Thursday, August 30, 2007

Lemon & Rosemary Marinated Chicken with Sauteed Balsamic Cremini Mushrooms

Tonight was H-O-T! Too hot to cook really. But, since I haven’t been cooking much due to the back to school craziness I have been experiencing, I was dying to make something yummy! I had taken out some chicken, and wasn’t sure what I was going to do with it. I was thinking something with tomatoes and basil until I remembered a recipe I came across while searching for something new to do with grilled chicken. This is an Emeril recipe from, and you can find it here.

I kept the recipe the same for the most part. I omitted the butter from the mushroom sauce, and just sprayed the pan with olive oil instead. I also did my own thing for the couscous…I used whole wheat, and cooked it in chicken broth. I added a little fresh thyme and some salt and pepper, that’s it. I wanted to keep it mild since there were some great flavors going on in the chicken and also the mushroom sauce.

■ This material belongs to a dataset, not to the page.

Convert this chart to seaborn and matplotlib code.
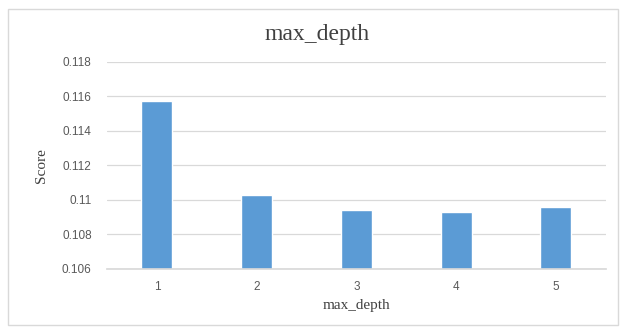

I served this with grilled asparagus tossed in olive oil, salt, and pepper and grilled lemon wheels. I must say, this is the most delicious chicken dish I have had in a while. The marinade for the chicken was AMAZING, soooo flavorful and fresh tasting! Loved the rosemary and lemon combo! The mushroom balsamic sauce was such a nice topper, and tasted yummy with the chicken and the couscous. Only thing I was upset about - I forgot to top with a sprig of rosemary for presentation, BOO!!

1 comment:

Sarah said...

This looks amazing! I wish I could get my husband to eat mushrooms.